Warmer plugins are cheaper than Provisioned Concurrency but less reliable - they only keep one container warm per ping, and scale-out under sudden load still hits cold starts. They're worth knowing about for cost-sensitive workloads where occasional cold starts are tolerable but baseline cold starts are not.

For a latency-sensitive production API, Provisioned Concurrency is the right answer. For a low-traffic background job that occasionally needs to respond quickly, a warmer plugin is often enough.

Takeaways

Cold starts have four phases: AWS finds capacity → container init → runtime init → handler module init. Almost all your optimization power lives in Phase 4.
Tree-shake the AWS SDK - require('aws-sdk/clients/dynamodb') instead of require('aws-sdk'). Typically saves 100-300ms.
Initialize SDK clients, config, and secrets in module scope, not inside the handler. They run once per container instead of once per invocation.
Enable HTTP keep-alive with AWS_NODEJS_CONNECTION_REUSE_ENABLED=1. Single most-overlooked optimization; saves 10-50ms per AWS API call.
Bundle with serverless-webpack for production. Tree-shakes unused dependency code; shrinks both the deployment artifact and the module init time.
Tune memory with aws-lambda-power-tuning. More memory means more CPU, which cuts init time.
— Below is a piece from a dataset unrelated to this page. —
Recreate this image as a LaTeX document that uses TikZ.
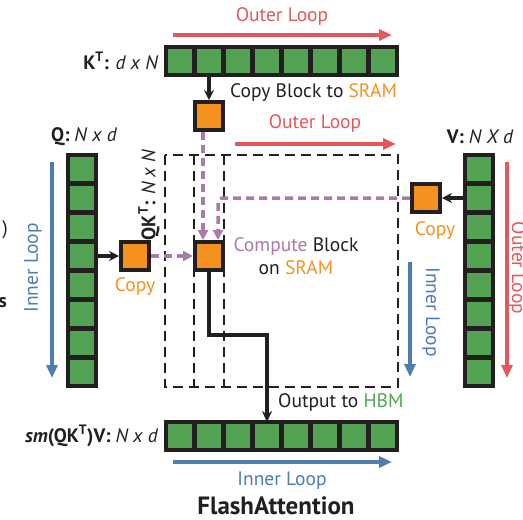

The sweet spot is often 1024-1536MB.
Audit your dependencies. moment → date-fns, lodash → sub-packages, aws-sdk → sub-client paths.
VPC cold starts are no longer a major penalty as of late 2019 (Hyperplane ENIs). Layers do not speed up cold starts - they're for shared binary deps, not performance.
Provisioned Concurrency is the answer when optimization isn't enough. Watch the pricing trap - you pay for reserved capacity whether invoked or not, and it requires a published version or alias.